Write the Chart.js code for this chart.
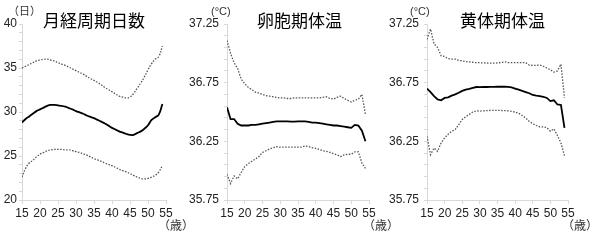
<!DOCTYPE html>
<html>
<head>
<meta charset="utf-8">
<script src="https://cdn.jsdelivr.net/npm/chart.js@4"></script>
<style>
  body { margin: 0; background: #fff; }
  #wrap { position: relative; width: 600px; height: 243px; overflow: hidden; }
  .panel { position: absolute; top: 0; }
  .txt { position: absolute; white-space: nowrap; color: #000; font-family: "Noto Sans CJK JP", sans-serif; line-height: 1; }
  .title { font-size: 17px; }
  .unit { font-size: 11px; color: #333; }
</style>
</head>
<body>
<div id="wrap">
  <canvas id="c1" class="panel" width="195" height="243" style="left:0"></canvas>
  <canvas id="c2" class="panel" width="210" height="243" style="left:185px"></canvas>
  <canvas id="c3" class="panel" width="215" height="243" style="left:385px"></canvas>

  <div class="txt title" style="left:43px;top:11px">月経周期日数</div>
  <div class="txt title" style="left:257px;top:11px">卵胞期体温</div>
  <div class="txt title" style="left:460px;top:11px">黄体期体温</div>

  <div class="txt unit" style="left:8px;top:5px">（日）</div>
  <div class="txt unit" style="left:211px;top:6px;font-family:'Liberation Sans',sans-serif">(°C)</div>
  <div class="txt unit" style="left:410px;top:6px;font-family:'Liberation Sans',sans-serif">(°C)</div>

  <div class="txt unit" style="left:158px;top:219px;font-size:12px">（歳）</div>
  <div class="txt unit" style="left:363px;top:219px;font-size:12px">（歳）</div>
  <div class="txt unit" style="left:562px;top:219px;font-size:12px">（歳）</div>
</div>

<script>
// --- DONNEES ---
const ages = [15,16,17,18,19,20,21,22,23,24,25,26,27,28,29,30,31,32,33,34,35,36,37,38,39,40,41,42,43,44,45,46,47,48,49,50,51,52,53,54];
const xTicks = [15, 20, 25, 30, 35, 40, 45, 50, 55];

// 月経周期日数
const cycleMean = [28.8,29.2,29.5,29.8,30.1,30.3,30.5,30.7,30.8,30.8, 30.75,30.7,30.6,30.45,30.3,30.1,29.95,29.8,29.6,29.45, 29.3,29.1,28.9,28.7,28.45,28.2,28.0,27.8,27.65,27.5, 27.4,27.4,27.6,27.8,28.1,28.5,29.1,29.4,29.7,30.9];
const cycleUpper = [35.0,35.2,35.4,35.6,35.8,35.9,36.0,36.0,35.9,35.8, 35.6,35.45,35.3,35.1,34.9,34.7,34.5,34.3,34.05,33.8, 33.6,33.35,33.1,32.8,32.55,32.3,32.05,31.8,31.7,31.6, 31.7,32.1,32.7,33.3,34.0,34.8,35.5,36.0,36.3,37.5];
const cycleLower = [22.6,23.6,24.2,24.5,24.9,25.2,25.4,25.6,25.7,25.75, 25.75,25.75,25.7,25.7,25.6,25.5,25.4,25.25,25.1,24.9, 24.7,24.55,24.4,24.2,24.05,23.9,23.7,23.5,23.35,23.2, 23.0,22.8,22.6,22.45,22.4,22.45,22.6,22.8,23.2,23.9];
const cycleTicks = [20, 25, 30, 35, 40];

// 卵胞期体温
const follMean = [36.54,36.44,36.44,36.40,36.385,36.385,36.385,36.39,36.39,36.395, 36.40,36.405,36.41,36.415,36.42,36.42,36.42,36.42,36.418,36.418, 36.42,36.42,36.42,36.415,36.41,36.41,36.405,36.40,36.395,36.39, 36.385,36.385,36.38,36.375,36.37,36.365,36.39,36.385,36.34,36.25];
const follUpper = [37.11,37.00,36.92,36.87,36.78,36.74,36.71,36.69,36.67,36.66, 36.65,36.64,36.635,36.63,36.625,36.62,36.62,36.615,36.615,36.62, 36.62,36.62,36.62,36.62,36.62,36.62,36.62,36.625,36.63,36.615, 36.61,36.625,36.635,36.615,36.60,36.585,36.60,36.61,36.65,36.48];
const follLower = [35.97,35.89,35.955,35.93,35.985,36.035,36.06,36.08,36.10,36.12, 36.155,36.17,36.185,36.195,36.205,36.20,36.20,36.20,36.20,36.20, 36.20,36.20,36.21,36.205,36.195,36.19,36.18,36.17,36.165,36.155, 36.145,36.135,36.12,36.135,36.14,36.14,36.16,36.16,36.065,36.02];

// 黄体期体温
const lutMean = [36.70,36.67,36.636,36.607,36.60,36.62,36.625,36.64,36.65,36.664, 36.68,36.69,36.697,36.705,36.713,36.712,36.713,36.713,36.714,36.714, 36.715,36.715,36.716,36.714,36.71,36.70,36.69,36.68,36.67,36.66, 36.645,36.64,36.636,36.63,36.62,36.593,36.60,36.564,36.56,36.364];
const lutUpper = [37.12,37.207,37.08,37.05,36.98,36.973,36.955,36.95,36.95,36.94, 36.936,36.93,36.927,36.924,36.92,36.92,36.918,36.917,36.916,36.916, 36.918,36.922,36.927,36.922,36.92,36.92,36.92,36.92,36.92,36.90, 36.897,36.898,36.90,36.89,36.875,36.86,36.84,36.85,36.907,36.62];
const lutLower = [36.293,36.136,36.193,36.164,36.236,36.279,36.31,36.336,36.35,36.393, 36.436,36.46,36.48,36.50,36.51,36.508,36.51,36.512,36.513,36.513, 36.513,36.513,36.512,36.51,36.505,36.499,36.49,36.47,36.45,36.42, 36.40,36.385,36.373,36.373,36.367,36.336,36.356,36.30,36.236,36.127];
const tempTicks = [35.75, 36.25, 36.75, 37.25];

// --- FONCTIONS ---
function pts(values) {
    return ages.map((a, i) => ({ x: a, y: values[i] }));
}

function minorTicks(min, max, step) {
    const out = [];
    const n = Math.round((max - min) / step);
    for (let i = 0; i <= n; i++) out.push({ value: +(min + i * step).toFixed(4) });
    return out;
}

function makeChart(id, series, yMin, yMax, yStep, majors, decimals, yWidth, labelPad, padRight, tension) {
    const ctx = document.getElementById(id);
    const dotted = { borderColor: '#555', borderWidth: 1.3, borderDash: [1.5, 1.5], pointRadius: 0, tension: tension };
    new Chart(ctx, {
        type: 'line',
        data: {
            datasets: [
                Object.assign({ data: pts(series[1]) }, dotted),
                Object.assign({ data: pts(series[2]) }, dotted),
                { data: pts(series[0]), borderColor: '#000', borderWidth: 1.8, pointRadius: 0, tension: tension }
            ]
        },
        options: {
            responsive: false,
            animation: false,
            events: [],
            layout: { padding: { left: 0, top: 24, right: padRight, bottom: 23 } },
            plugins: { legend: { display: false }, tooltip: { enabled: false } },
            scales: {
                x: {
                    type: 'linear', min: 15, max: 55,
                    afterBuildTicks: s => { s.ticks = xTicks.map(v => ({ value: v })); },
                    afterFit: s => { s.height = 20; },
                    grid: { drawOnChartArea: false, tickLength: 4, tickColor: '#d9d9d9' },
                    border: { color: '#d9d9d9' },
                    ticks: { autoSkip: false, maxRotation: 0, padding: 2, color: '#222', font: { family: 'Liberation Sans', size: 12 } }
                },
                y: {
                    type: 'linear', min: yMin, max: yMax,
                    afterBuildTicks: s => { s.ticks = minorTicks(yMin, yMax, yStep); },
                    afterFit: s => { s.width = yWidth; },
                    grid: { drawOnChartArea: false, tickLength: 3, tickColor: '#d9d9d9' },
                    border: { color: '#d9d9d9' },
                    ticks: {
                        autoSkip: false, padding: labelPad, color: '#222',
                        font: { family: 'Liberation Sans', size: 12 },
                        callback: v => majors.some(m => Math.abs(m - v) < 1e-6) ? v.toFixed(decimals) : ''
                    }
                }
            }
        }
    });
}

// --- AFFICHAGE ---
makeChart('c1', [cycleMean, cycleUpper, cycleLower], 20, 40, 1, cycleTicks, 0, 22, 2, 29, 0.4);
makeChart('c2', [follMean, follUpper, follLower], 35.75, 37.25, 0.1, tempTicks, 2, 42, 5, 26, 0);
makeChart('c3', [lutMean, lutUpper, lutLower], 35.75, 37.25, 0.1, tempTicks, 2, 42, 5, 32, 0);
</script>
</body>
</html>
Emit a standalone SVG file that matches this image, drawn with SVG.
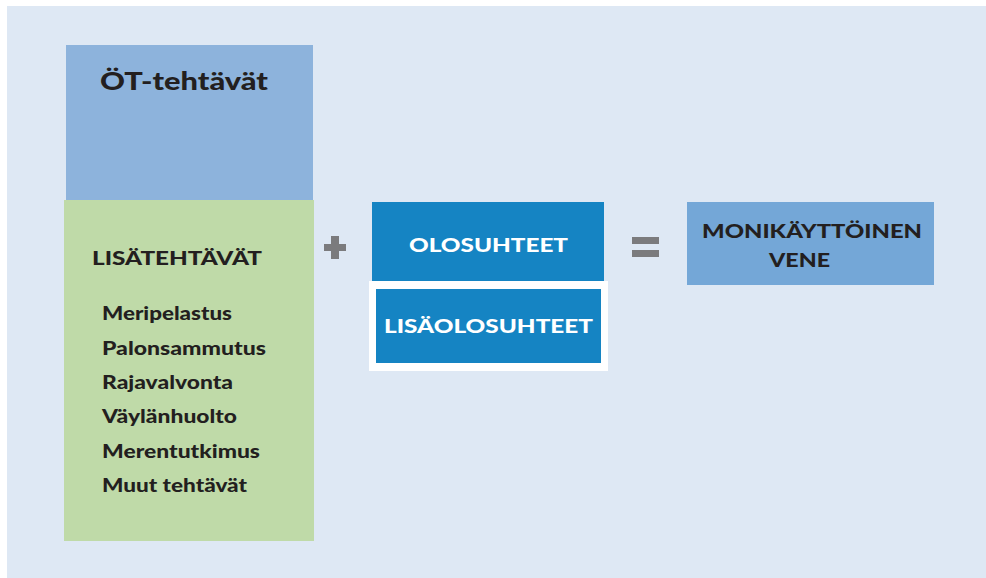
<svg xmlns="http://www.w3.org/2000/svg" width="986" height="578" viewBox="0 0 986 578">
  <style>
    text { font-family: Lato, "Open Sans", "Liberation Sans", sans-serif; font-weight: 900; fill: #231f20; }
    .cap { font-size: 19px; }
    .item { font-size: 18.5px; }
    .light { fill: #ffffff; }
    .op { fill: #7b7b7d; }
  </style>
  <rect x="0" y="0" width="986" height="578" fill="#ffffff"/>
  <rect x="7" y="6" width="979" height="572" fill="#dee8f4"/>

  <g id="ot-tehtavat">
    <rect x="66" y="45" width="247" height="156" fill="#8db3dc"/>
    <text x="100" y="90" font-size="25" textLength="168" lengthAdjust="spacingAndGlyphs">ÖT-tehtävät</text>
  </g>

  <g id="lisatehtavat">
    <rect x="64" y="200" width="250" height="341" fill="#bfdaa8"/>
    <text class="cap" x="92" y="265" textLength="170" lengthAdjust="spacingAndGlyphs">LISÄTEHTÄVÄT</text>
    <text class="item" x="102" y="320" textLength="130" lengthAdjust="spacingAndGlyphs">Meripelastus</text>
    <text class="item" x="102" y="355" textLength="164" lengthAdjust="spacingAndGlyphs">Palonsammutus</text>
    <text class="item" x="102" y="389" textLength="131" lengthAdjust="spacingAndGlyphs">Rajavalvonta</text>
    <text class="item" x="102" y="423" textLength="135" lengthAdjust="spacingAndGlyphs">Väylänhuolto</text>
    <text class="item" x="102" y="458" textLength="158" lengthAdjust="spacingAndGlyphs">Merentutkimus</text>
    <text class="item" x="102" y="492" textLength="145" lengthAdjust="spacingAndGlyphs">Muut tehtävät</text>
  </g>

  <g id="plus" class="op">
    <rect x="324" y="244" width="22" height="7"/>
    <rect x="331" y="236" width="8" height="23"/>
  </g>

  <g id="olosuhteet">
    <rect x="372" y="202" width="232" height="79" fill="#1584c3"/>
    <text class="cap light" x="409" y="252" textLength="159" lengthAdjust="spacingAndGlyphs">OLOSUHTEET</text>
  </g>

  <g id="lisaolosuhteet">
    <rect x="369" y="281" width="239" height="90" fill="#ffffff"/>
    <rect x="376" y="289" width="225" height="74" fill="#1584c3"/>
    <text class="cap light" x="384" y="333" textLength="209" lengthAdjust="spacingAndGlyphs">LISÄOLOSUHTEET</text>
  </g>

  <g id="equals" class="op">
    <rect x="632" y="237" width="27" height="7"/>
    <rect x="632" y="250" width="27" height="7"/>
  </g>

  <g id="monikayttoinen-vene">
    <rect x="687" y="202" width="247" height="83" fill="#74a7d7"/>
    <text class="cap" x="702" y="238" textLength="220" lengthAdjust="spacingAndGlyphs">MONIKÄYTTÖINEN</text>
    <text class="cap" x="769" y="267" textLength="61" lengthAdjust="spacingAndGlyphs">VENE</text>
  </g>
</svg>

────────

▸ **Job**
Give again exactly the lines running from the beginning of the material above through the line that contains "45, 50, 55];", and leave out every picture.

▸ **Correct output**
Write the Chart.js code for this chart.
<!DOCTYPE html>
<html>
<head>
<meta charset="utf-8">
<script src="https://cdn.jsdelivr.net/npm/chart.js@4"></script>
<style>
  body { margin: 0; background: #fff; }
  #wrap { position: relative; width: 600px; height: 243px; overflow: hidden; }
  .panel { position: absolute; top: 0; }
  .txt { position: absolute; white-space: nowrap; color: #000; font-family: "Noto Sans CJK JP", sans-serif; line-height: 1; }
  .title { font-size: 17px; }
  .unit { font-size: 11px; color: #333; }
</style>
</head>
<body>
<div id="wrap">
  <canvas id="c1" class="panel" width="195" height="243" style="left:0"></canvas>
  <canvas id="c2" class="panel" width="210" height="243" style="left:185px"></canvas>
  <canvas id="c3" class="panel" width="215" height="243" style="left:385px"></canvas>

  <div class="txt title" style="left:43px;top:11px">月経周期日数</div>
  <div class="txt title" style="left:257px;top:11px">卵胞期体温</div>
  <div class="txt title" style="left:460px;top:11px">黄体期体温</div>

  <div class="txt unit" style="left:8px;top:5px">（日）</div>
  <div class="txt unit" style="left:211px;top:6px;font-family:'Liberation Sans',sans-serif">(°C)</div>
  <div class="txt unit" style="left:410px;top:6px;font-family:'Liberation Sans',sans-serif">(°C)</div>

  <div class="txt unit" style="left:158px;top:219px;font-size:12px">（歳）</div>
  <div class="txt unit" style="left:363px;top:219px;font-size:12px">（歳）</div>
  <div class="txt unit" style="left:562px;top:219px;font-size:12px">（歳）</div>
</div>

<script>
// --- DONNEES ---
const ages = [15,16,17,18,19,20,21,22,23,24,25,26,27,28,29,30,31,32,33,34,35,36,37,38,39,40,41,42,43,44,45,46,47,48,49,50,51,52,53,54];
const xTicks = [15, 20, 25, 30, 35, 40, 45, 50, 55];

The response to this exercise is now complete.